**Do this:** Skip the pictures. Set down, word for word, the lines from the start of the material up to and including the line with "text_col = '#595959'".

____ Data lines

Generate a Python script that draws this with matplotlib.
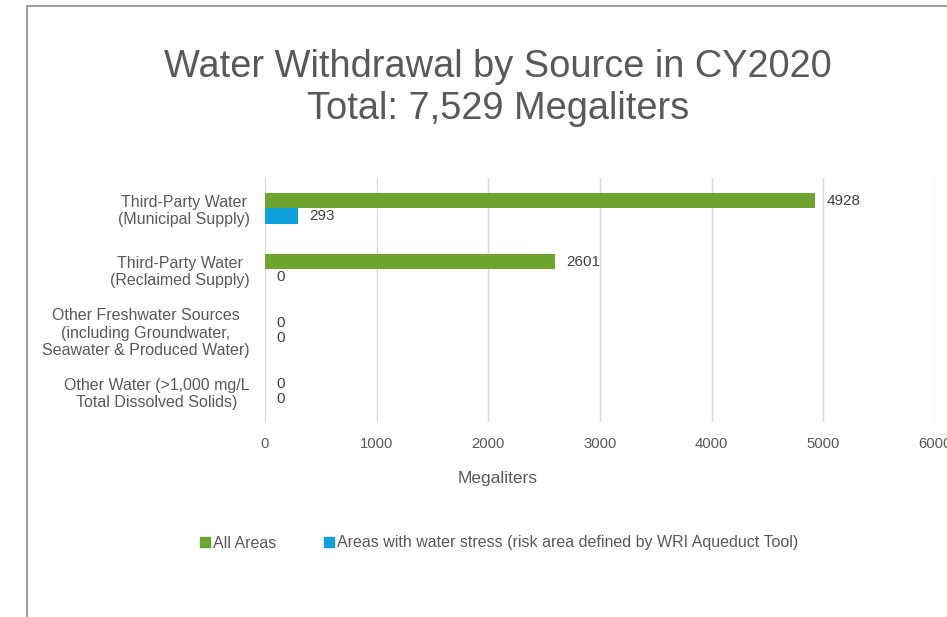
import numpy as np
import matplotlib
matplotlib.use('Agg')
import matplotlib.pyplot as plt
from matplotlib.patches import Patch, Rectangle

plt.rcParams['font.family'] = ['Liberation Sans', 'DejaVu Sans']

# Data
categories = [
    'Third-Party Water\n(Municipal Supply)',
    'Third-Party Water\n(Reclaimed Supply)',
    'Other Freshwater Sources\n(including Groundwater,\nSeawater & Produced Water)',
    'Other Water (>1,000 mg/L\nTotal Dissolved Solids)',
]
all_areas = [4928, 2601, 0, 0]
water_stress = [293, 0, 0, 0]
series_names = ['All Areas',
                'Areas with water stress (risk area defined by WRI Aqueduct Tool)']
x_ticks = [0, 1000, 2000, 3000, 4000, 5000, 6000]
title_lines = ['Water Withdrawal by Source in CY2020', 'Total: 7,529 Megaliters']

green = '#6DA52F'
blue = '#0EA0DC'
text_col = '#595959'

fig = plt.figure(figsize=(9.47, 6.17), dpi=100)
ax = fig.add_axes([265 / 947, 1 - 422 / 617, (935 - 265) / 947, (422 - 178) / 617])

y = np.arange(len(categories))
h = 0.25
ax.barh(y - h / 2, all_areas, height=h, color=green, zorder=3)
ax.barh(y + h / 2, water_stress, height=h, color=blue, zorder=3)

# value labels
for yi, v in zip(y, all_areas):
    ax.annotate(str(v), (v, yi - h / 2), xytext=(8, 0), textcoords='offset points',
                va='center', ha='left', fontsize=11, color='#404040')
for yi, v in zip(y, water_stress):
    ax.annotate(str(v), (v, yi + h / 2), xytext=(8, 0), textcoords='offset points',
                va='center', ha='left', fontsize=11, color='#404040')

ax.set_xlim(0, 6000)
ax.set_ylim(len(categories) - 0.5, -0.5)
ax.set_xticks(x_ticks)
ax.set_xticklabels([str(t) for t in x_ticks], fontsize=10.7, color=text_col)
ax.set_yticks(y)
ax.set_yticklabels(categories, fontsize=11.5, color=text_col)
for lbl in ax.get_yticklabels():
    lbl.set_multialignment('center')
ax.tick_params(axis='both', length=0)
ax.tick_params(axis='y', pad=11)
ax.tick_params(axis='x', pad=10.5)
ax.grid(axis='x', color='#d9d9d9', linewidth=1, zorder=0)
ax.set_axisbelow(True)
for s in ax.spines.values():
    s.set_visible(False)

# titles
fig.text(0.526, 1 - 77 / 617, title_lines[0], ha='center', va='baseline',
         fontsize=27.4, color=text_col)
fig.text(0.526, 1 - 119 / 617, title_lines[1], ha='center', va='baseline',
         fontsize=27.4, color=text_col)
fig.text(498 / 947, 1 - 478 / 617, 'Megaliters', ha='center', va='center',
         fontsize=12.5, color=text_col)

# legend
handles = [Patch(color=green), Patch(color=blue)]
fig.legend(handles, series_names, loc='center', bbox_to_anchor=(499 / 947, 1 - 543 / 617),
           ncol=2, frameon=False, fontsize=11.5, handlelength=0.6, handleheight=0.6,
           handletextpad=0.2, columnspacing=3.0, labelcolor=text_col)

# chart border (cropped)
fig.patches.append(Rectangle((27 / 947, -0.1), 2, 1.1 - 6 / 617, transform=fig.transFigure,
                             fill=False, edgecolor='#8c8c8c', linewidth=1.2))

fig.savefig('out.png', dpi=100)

________

**Answer for the task:**
Generate a Python script that draws this with matplotlib.
import numpy as np
import matplotlib
matplotlib.use('Agg')
import matplotlib.pyplot as plt
from matplotlib.patches import Patch, Rectangle

plt.rcParams['font.family'] = ['Liberation Sans', 'DejaVu Sans']

# Data
categories = [
    'Third-Party Water\n(Municipal Supply)',
    'Third-Party Water\n(Reclaimed Supply)',
    'Other Freshwater Sources\n(including Groundwater,\nSeawater & Produced Water)',
    'Other Water (>1,000 mg/L\nTotal Dissolved Solids)',
]
all_areas = [4928, 2601, 0, 0]
water_stress = [293, 0, 0, 0]
series_names = ['All Areas',
                'Areas with water stress (risk area defined by WRI Aqueduct Tool)']
x_ticks = [0, 1000, 2000, 3000, 4000, 5000, 6000]
title_lines = ['Water Withdrawal by Source in CY2020', 'Total: 7,529 Megaliters']

green = '#6DA52F'
blue = '#0EA0DC'
text_col = '#595959'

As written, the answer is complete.